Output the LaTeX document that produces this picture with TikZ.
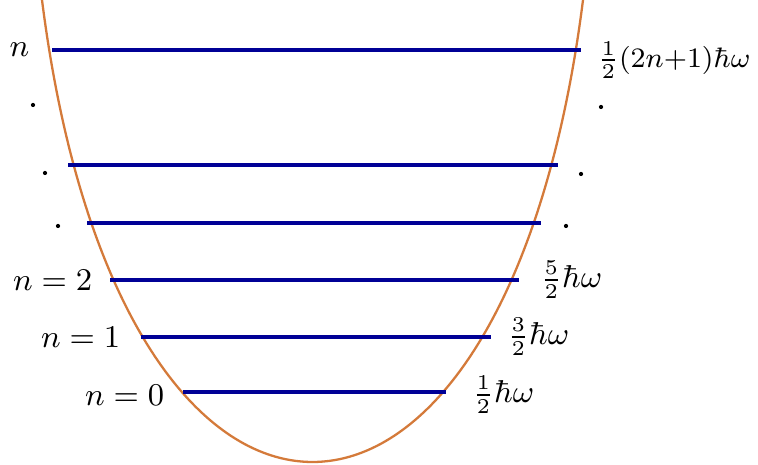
\documentclass[tikz,border=0pt]{standalone}
\usetikzlibrary{positioning}
\definecolor{wellorange}{RGB}{212,122,58}
\definecolor{levelblue}{RGB}{0,0,150}

\begin{document}
\begin{tikzpicture}[
    x=0.01cm, y=-0.01cm,
    well/.style={
        draw=wellorange,
        line width=0.65pt
    },
    level/.style={
        draw=levelblue,
        line width=0.95pt
    },
    lbl/.style={
        inner sep=0pt,
        font=\small
    },
    vdot/.style={
        fill=black
    }
]
    \useasboundingbox (0,0) rectangle (758,465);

    % Potential well
    \draw[well] (42,0) .. controls (120,616) and (505,616) .. (583,0);

    % Energy levels
    \foreach \name/\xa/\xb/\y in {top/52/581/50, cc/68/558/165, bb/87/541/223, two/110/519/280, one/141/491/337, zero/183/446/392} {
        \coordinate (\name L) at (\xa,\y);
        \coordinate (\name R) at (\xb,\y);
        \draw[level] (\name L) -- (\name R);
    }

    % Left labels
    \node[lbl, left=0.22cm of topL] (ntop) {$n$};
    \node[lbl, left=0.17cm of twoL] (ntwo) {$n=2$};
    \node[lbl, left=0.20cm of oneL] (none) {$n=1$};
    \node[lbl, left=0.18cm of zeroL, yshift=-0.03cm] (nzero) {$n=0$};

    % Right labels
    \node[lbl, font=\footnotesize, right=0.16cm of topR, yshift=-0.1cm] (etop) {$\frac{1}{2}(2n{+}1)\hbar\omega$};
    \node[lbl, right=0.21cm of twoR] (etwo) {$\frac{5}{2}\hbar\omega$};
    \node[lbl, right=0.16cm of oneR] (eone) {$\frac{3}{2}\hbar\omega$};
    \node[lbl, right=0.26cm of zeroR, yshift=-0.03cm] (ezero) {$\frac{1}{2}\hbar\omega$};

    % Dots
    \foreach \x/\y in {33/105, 45/173, 58/226, 601/107, 581/174, 566/226}
        \fill[vdot] (\x,\y) circle (0.6pt);

\end{tikzpicture}
\end{document}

+++

• **Short problem**
From the top of the listing above, repeat each line exactly until you reach the line containing "(0,0) rectangle (758,465);", and repeat that one too. Leave the pictures out.

• **Finished task**
Output the LaTeX document that produces this picture with TikZ.
\documentclass[tikz,border=0pt]{standalone}
\usetikzlibrary{positioning}
\definecolor{wellorange}{RGB}{212,122,58}
\definecolor{levelblue}{RGB}{0,0,150}

\begin{document}
\begin{tikzpicture}[
    x=0.01cm, y=-0.01cm,
    well/.style={
        draw=wellorange,
        line width=0.65pt
    },
    level/.style={
        draw=levelblue,
        line width=0.95pt
    },
    lbl/.style={
        inner sep=0pt,
        font=\small
    },
    vdot/.style={
        fill=black
    }
]
    \useasboundingbox (0,0) rectangle (758,465);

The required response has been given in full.